Having been involved in academia for quite a while now, there are a number of salient points being raised by the differing sides here.
One of the first realities is that higher education, indeed the academy, is slow to change its processes and procedures. This is maddeningly frustrating for many. However, we've seen this all before with other issues including the adoption of technology within the educational process. It is increasingly difficult to ignore the massive shifts in society and technology as they can aid our academic and intellectual pursuits.
On the other hand, with the massive proliferation of quick start programs and for-profit colleges that are ruining the lives of thousands, there needs to be a balance.
I believe accreditation provides that balance. It is a third-party system of checks and balances that allows interested students (who don't have the time or knowledge of what makes a good institution) understand what institutions are best set up for their growth.
Its funny, the biggest arguments against accreditation are often voiced by people who have unaccredited degrees. I rarely hear any of my colleagues from accredited institutions, or with substantial degrees from said institutions, making a case of unaccredited colleges and universities. Instead, they know, mostly from experience and education, that far too many unaccredited institutions provide no robust framework of education and often spit out students who lack basic educational aptitude skills. We end up having to actually educate these students on the basics, even at an advanced level, before being able to instruct them on the subject matter.
So what should we do?
To say accreditation standards only rely on budgets, library size and a few other details misses the point. In fact, the most rigorous accreditation standards are based on generally accepted principals of education that have, over the last several hundred years, produced the best results.
Accreditation also looks at the nature of those leading institutions and their credential. I'm sorry but we can see massively disparate educational aptitudes when considering professors with terminal degrees with significant and accredited institutions vs. those without from unaccredited. We also know that institutions that have taken care of their financial burdens and properly stewarded the funds entrusted to them will be able to see their academic years all the way through. How many unaccredited institutions, even in the last year, have gone belly-up halfway through a year? It doesn't help students to have to worry if their professors are getting paid, and whether they can eat on campus next week.

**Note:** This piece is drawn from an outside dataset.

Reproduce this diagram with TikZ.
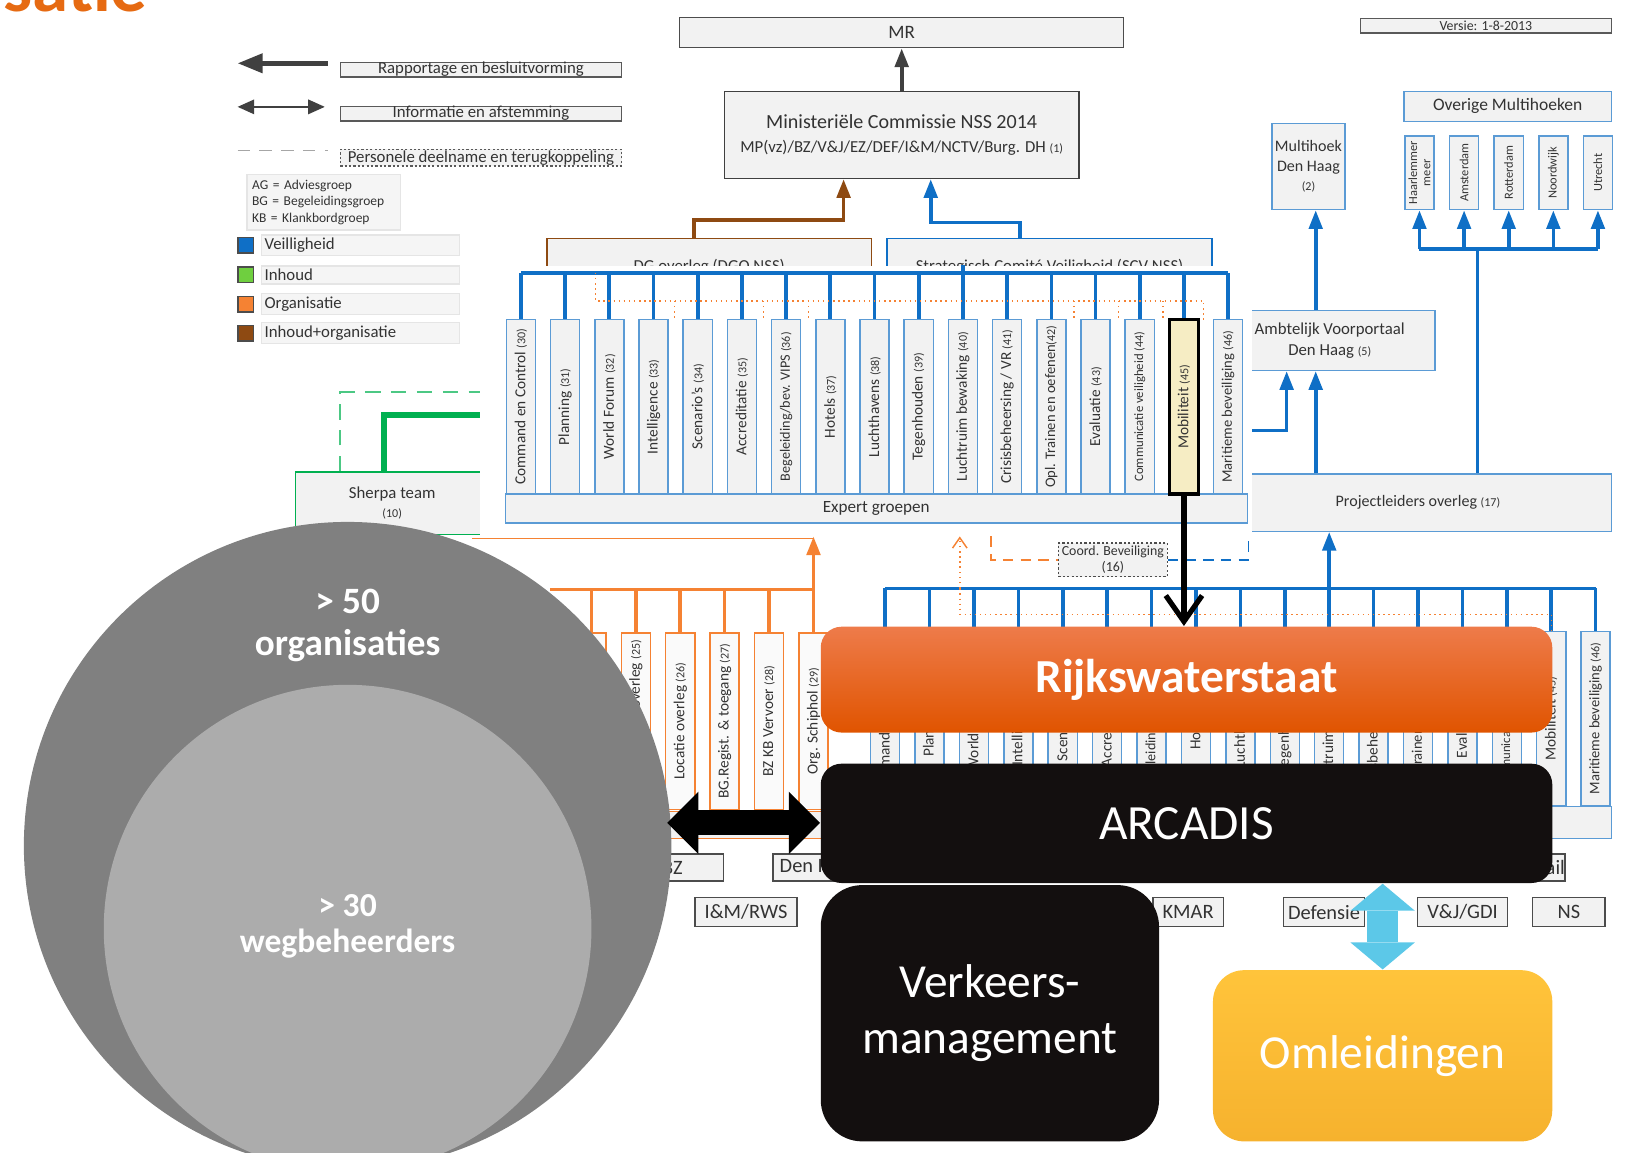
\documentclass[tikz,border=0pt]{standalone}
\usepackage{fontspec}
\setmainfont{Carlito}
\usepackage{tikz}
\usetikzlibrary{arrows.meta, positioning}
\definecolor{vblue}{HTML}{0F6FC6}
\definecolor{bbord}{HTML}{5B9BD5}
\definecolor{oline}{HTML}{F58233}
\definecolor{brn}{HTML}{8E4A12}
\definecolor{grn}{HTML}{00B050}
\definecolor{grnleg}{HTML}{6FCF3F}
\definecolor{gbox}{HTML}{F2F2F2}
\definecolor{txt}{HTML}{333333}
\definecolor{dgray}{HTML}{404040}
\definecolor{rws1}{HTML}{EE7B4A}
\definecolor{rws2}{HTML}{E05400}
\definecolor{oml1}{HTML}{FFC43B}
\definecolor{oml2}{HTML}{F6B22E}
\definecolor{arc}{HTML}{130F0F}
\definecolor{cir1}{HTML}{808080}
\definecolor{cir2}{HTML}{ACACAC}
\definecolor{tit}{HTML}{E66A12}
\definecolor{mobfill}{HTML}{F6EDC4}
\definecolor{cyn}{HTML}{5CC8E8}
\newcommand{\fsz}[2]{\fontsize{#1}{#2}\selectfont}
\newcommand{\nr}[1]{{\fontsize{3.3}{4}\selectfont #1}}
\tikzset{
  chartbox/.style = {draw=bbord, fill=gbox, inner sep=0.3mm, text=txt,
    line width=0.4pt},
  legbox/.style = {draw=gray!70!black, fill=gbox, inner sep=0pt, text=txt,
    font=\fsz{4.6}{5}, minimum width=27.1mm, minimum height=1.4mm},
  leglab/.style = {draw=gray!20, fill=gray!8, text=txt, inner sep=0.3mm,
    text width=18.5mm, align=left, minimum height=1.6mm, font=\fsz{4.6}{5}},
  sq/.style = {draw=gray!60!black, minimum size=1.5mm, inner sep=0pt},
  eb/.style = {chartbox, rotate=90, minimum width=16.8mm, minimum height=2.8mm,
    inner sep=0.2mm},
  mob/.style = {eb, draw=black, line width=0.9pt, fill=mobfill},
  ob/.style = {eb, draw=oline, fill=white!96!gray, minimum width=17mm},
  mh/.style = {chartbox, rotate=90, minimum width=7.1mm, minimum height=2.8mm,
    inner sep=0pt, font=\fsz{3.4}{3.6}, align=center},
  smallbox/.style = {draw=gray!60!black, fill=gbox, minimum height=2.8mm,
    inner sep=0pt, font=\fsz{5.6}{6}, text=txt},
  bl/.style = {draw=vblue, line width=0.35mm},
  ol/.style = {draw=oline, line width=0.35mm},
  othin/.style = {draw=oline, line width=0.4pt},
  odot/.style = {draw=oline, line width=0.4pt, densely dotted},
  odash/.style = {draw=oline, line width=0.4pt, dash pattern=on 1mm off 0.7mm},
  bdash/.style = {draw=vblue, line width=0.4pt, dash pattern=on 1mm off 0.7mm},
  gdash/.style = {draw=grn!70, line width=0.5pt, dash pattern=on 1.5mm off 1mm},
  gline/.style = {draw=grn, line width=0.5mm},
  ctext/.style = {text=white, align=center, inner sep=0pt},
  big/.style = {rounded corners=2mm, text=white, inner sep=0pt},
}

\begin{document}
\begin{tikzpicture}[x=0.1mm, y=-0.1mm, >={Triangle[length=1.8mm,width=1.3mm]}]
\useasboundingbox (0,0) rectangle (1568,1111);

% title and legend
\node[font=\bfseries\fsz{20}{22}, text=tit, anchor=base east, inner sep=0pt] (ttl) at (143,11) {Organisatie};

\coordinate (la1) at (229,61);
\coordinate (la2) at (316,61);
\coordinate (lb1) at (229,103);
\coordinate (lb2) at (313,103);
\coordinate (lc1) at (229,145);
\coordinate (lc2) at (316,145);
\draw[draw=dgray, line width=0.45mm, arrows={Triangle[length=2.4mm,width=1.8mm]-}] (la1) -- (la2);
\draw[draw=dgray, line width=0.15mm, arrows={Triangle[length=1.6mm,width=1.4mm]-Triangle[length=1.6mm,width=1.4mm]}] (lb1) -- (lb2);
\draw[draw=gray!70, line width=0.4pt, dash pattern=on 1.2mm off 0.9mm] (lc1) -- (lc2);
\node[legbox] (lg1) at (463.5,67) {Rapportage en besluitvorming};
\node[legbox] (lg2) at (463.5,109.5) {Informatie en afstemming};
\node[legbox, dash pattern=on 0.6pt off 0.6pt, minimum height=1.6mm] (lg3) at (463.5,152) {Personele deelname en terugkoppeling};
\node[leglab, text width=13.8mm, inner sep=0.5mm, font=\fsz{3.7}{4.6}] (lgab) at (312,195)
  {AG = Adviesgroep\\BG = Begeleidingsgroep\\KB = Klankbordgroep};
\foreach \k/\c/\t/\y in {1/vblue/Veilligheid/236.5, 2/grnleg/Inhoud/265,
  3/oline/Organisatie/293, 4/brn/Inhoud+organisatie/321}
{
  \node[sq, fill=\c] (sq\k) at (237,\y) {};
  \node[leglab] (lt\k) at (347.5,\y) {\t};
}

% top of the chart
\node[chartbox, draw=gray!60!black, minimum width=42.8mm, minimum height=2.9mm, font=\fsz{5.2}{6}] (mr) at (869,31.5) {MR};
\node[chartbox, draw=gray!50!black, minimum width=34.2mm, minimum height=8.4mm, align=center, font=\fsz{5.5}{6.5}] (mc) at (869,130)
  {Ministeriële Commissie NSS 2014\\{\fsz{4.6}{6.5}MP(vz)/BZ/V\&J/EZ/DEF/I\&M/NCTV/Burg. DH \nr{(1)}}};
\draw[draw=dgray, line width=0.35mm, ->] (mc) -- (mr);
\node[legbox, minimum width=24.2mm, font=\fsz{3.8}{4}] (ver) at (1432,25) {Versie: 1-8-2013};

\node[chartbox, minimum width=7mm, minimum height=8.3mm, align=center, font=\fsz{4.4}{5.4}] (mhdh) at (1261,160.5)
  {Multihoek\\Den Haag\\\nr{(2)}};
\node[chartbox, minimum width=20mm, minimum height=2.9mm, font=\fsz{4.8}{5}] (omh) at (1453,102.5) {Overige Multihoeken};
\foreach \k/\t in {1/{Haarlemmer\\meer}, 2/Amsterdam, 3/Rotterdam, 4/Noordwijk, 5/Utrecht}
  \node[mh] (mh\k) at ({1368+43*(\k-1)},166.5) {\t};
\coordinate (obar) at (1424,240);
\draw[bl] (mh1.west |- obar) -- (mh5.west |- obar);
\foreach \k in {1,...,5}
  \draw[bl, ->] (mh\k.west |- obar) -- (mh\k.west);

\node[chartbox, minimum width=20.3mm, minimum height=5.8mm, align=center, font=\fsz{4.6}{5.7}] (amb) at (1281.5,328)
  {Ambtelijk Voorportaal\\Den Haag \nr{(5)}};
\node[chartbox, minimum width=37.3mm, minimum height=5.5mm, font=\fsz{4.4}{5}] (plo) at (1366.5,484.5)
  {Projectleiders overleg \nr{(17)}};
\draw[bl] (obar) -- (obar |- plo.north);
\coordinate (a1) at ([xshift=-1.35mm]amb.north);
\coordinate (a2) at ([xshift=-1.35mm]amb.south);
\coordinate (a3) at (1205,415);
\coordinate (a4) at ([xshift=-4.15mm]amb.south);
\draw[bl, ->] (a1) -- (a1 |- mhdh.south);
\draw[bl, ->] (a2 |- plo.north) -- (a2);
\draw[bl, ->] (a3) -| (a4);

% groups under the commission (partly covered)
\node[chartbox, draw=brn, minimum width=31.3mm, minimum height=5.4mm, font=\fsz{4.6}{5}] (dgo) at (683.5,257) {DG overleg (DGO NSS)};
\node[chartbox, draw=vblue, minimum width=31.3mm, minimum height=5.4mm, font=\fsz{4.6}{5}] (scv) at (1011.5,257) {Strategisch Comité Veiligheid (SCV NSS)};
\draw[draw=brn, line width=0.35mm, ->] ([xshift=-1.45mm]dgo.north) -- ++(0,-17) -| ([xshift=-5.6mm]mc.south);
\draw[bl, ->] ([xshift=-2.85mm]scv.north) -- ++(0,-15) -| ([xshift=2.8mm]mc.south);

\node[chartbox, draw=grn, minimum width=18.6mm, minimum height=6mm, align=center, font=\fsz{4.6}{5.1}] (sherpa) at (378,485)
  {Sherpa team\\\nr{(10)}};
\coordinate (g1) at (480,378);
\coordinate (g2) at (480,400);
\draw[gdash] ([xshift=-5mm]sherpa.north) |- (g1);
\draw[gline] ([xshift=-0.8mm]sherpa.north) |- (g2);

% expert groups (pasted on top)
\fill[white] (463,256) rectangle (1207,516);
\node[chartbox, minimum width=71.5mm, minimum height=2.8mm, font=\fsz{4.7}{5}] (eg) at (844.5,490) {Expert groepen};
\node[chartbox, minimum width=70mm, minimum height=3.1mm] (leg) at (1203,792.5) {};
\foreach \i/\t/\s/\st in {
  1/{Command en Control \nr{(30)}}/4.2/eb,
  2/{Planning \nr{(31)}}/4.2/eb,
  3/{World Forum \nr{(32)}}/4.2/eb,
  4/{Intelligence \nr{(33)}}/4.2/eb,
  5/{Scenario’s \nr{(34)}}/4.2/eb,
  6/{Accreditatie \nr{(35)}}/4.2/eb,
  7/{Begeleiding/bev. VIPS \nr{(36)}}/3.9/eb,
  8/{Hotels \nr{(37)}}/4.2/eb,
  9/{Luchthavens \nr{(38)}}/4.2/eb,
  10/{Tegenhouden \nr{(39)}}/4.2/eb,
  11/{Luchtruim bewaking \nr{(40)}}/4.2/eb,
  12/{Crisisbeheersing / VR \nr{(41)}}/4.2/eb,
  13/{Opl. Trainen en oefenen\nr{(42)}}/4.0/eb,
  14/{Evaluatie \nr{(43)}}/4.2/eb,
  15/{Communicatie veiligheid \nr{(44)}}/3.5/eb,
  16/{Mobiliteit \nr{(45)}}/4.2/mob,
  17/{Maritieme beveiliging \nr{(46)}}/4.0/eb}
{
  \node[\st, font=\fsz{\s}{5}] (e\i) at ({502+42.6*(\i-1)},392) {\t};
  \node[eb, font=\fsz{\s}{5}] (l\i) at ({853+42.8*(\i-1)},692.5) {\t};
}
\coordinate (ebar) at (502,263);
\draw[bl] (e1.east |- ebar) -- (e17.east |- ebar);
\foreach \i in {1,...,17}
  \draw[bl] (e\i.east) -- (e\i.east |- ebar);
\draw[bl] (e11.east |- ebar) -- ++(0,-8);
\coordinate (od1) at (574,263);
\coordinate (od2) at (1160,308);
\draw[odot] (od1) -- ++(0,27) -| (od2);
\foreach \x in {650,736,779,1035,1078,1121}
  \draw[odot] (\x,290) -- (\x,308);

% lower blue groups
\coordinate (lbar) at (853,567);
\draw[bl] (l1.east |- lbar) -- (l17.east |- lbar);
\foreach \i in {1,...,17}
  \draw[bl] (l\i.east) -- (l\i.east |- lbar);
\draw[bl, ->] (l11.east |- lbar) -- (l11.east |- plo.south);
\coordinate (ob1) at (925,567);
\coordinate (ovb) at (785,517);
\draw[odot] (ob1) -- ++(0,25) -| (l16.east);
\draw[odot, -{Straight Barb[length=1mm,width=1.4mm]}] (ob1) -- (ob1 |- ovb);

\node[chartbox, draw=gray!60!black, dash pattern=on 0.6pt off 0.6pt, minimum width=10.5mm, minimum height=2.9mm, align=center, font=\fsz{3.8}{4.3}] (coord) at (1072.5,539.5)
  {Coord. Beveiliging\\(16)};
\coordinate (cd1) at (955,517);
\coordinate (cd2) at (1203,517);
\draw[odash] (cd1) |- (coord.west);
\draw[bdash] (coord.east) -| (cd2);

% organisation groups
\node[chartbox, draw=oline, minimum width=26mm, minimum height=2.6mm] (orgbar) at (670,795) {};
\foreach \k/\t in {1/{}, 2/{\hspace*{9mm}overleg \nr{(25)}}, 3/{Locatie overleg \nr{(26)}},
  4/{BG.Regist. \& toegang \nr{(27)}}, 5/{BZ KB Vervoer \nr{(28)}}, 6/{Org. Schiphol \nr{(29)}}}
  \node[ob, font=\fsz{4.2}{5}] (o\k) at ({570+42.8*(\k-1)},695) {\t};
\coordinate (obr) at (530,568);
\draw[ol] (obr) -- (o6.east |- obr);
\foreach \k in {1,...,6}
  \draw[ol] (o\k.east) -- (o\k.east |- obr);
\draw[ol, ->] (o6.east |- obr) -- (o6.east |- ovb);
\coordinate (ot1) at (455,519);
\draw[othin] (ot1) -- (o6.east |- ot1);

\node[smallbox, minimum width=9.8mm, minimum height=2.6mm] (bz) at (648,836) {BZ};
\node[smallbox, minimum width=9mm, minimum height=2.6mm] (dh) at (790,836) {Den Haag};
\node[smallbox, minimum width=5.6mm, minimum height=2.6mm] (prr) at (1480,836) {ProRail};
\node[smallbox, minimum width=9.8mm] (imr) at (719,879) {I\&M/RWS};
\node[smallbox, minimum width=6.8mm] (kmar) at (1145,879) {KMAR};
\node[smallbox, minimum width=7.8mm] (def) at (1276,879) {Defensie};
\node[smallbox, minimum width=8.7mm] (vj) at (1409.5,879) {V\&J/GDI};
\node[smallbox, minimum width=7mm] (ns) at (1512,879) {NS};

% overlay shapes
\node[circle, fill=cir1, minimum size=62.4mm, inner sep=0pt] (orgs) at (335,815) {};
\node[circle, fill=cir2, minimum size=47mm, inner sep=0pt] (wegb) at (335,895) {};
\node[ctext, font=\bfseries\fsz{10.2}{11.4}] (orgst) at (335,603) {> 50\\organisaties};
\node[ctext, font=\bfseries\fsz{9.2}{9.8}] (wegbt) at (335,893) {> 30\\wegbeheerders};

\node[big, font=\bfseries\fsz{13}{15}, top color=rws1, bottom color=rws2, minimum width=70.5mm, minimum height=10.2mm] (rws) at (1143.5,655) {Rijkswaterstaat};
\node[big, fill=arc, font=\fsz{13.5}{15}, minimum width=70.5mm, minimum height=11.5mm] (arc) at (1143.5,793.5) {ARCADIS};
\node[big, fill=arc, rounded corners=4mm, align=center, font=\fsz{13}{15.4}, minimum width=32.6mm, minimum height=24.7mm] (vkm) at (954,976.5) {Verkeers-\\management};
\node[big, top color=oml1, bottom color=oml2, rounded corners=3mm, font=\fsz{13}{15}, minimum width=32.7mm, minimum height=16.5mm] (oml) at (1332.5,1017.5) {Omleidingen};

\coordinate (dbl) at (643,793);
\draw[draw=black, line width=2.4mm, arrows={Triangle[length=3mm,width=6mm,line width=0pt]-Triangle[length=3mm,width=6mm,line width=0pt]}] (dbl) -- (arc.west |- dbl);
\draw[draw=cyn, line width=3mm, arrows={Triangle[length=2.6mm,width=6.2mm,line width=0pt]-Triangle[length=2.6mm,width=6.2mm,line width=0pt]}] (arc.south -| oml.north) -- (oml.north);
\draw[draw=black, line width=0.5mm, -{Straight Barb[length=2.5mm,width=3.5mm]}] (e16.west) -- (e16.west |- rws.north);
\end{tikzpicture}
\end{document}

Likewise, as it deals with the nature of libraries, yes there is a host of information available online and through the proper databases. However, there is a ton of other literature that isn't available and will never be available through online programs. Some of this is because of money and it is also because of the nature of scholarship. Take, for instance, work in Christology. The most important theological discourses on Christology in the last 200 years have taken place in German and French and most of the these works have not been translated into English. They aren't available online but you can find them in the catacombs of very good theological libraries. Along these lines, about sixteen of the most important journal articles on Christology (generally) in the last twenty years are in journals that are not online nor accessible through mircofilm. One must find these journals in hard-copy and read the articles there. A well stocked research library provides such things. So we need research libraries to have resources like these accessible to students. This is the reality of actual scholarship. Paltry libraries indicate a paltry learning environment.
Accreditation might well be a bit of over-regulation but it is necessary to ensure the proper delivery of quality education.
As we continue to see, educational institutions that choose not to pursue accreditation are often discovered to be cutting corners in other areas. Not all but far too many. The fly-by-night for profit colleges that are devastating students are the next wave of issues. The lies perpetrated by University of Phoenix commercials are a shame and indicate what lengths corruption will go to justifying itself. I have no love for those kinds of places. All this to say that there remains a reasonable place for accreditation.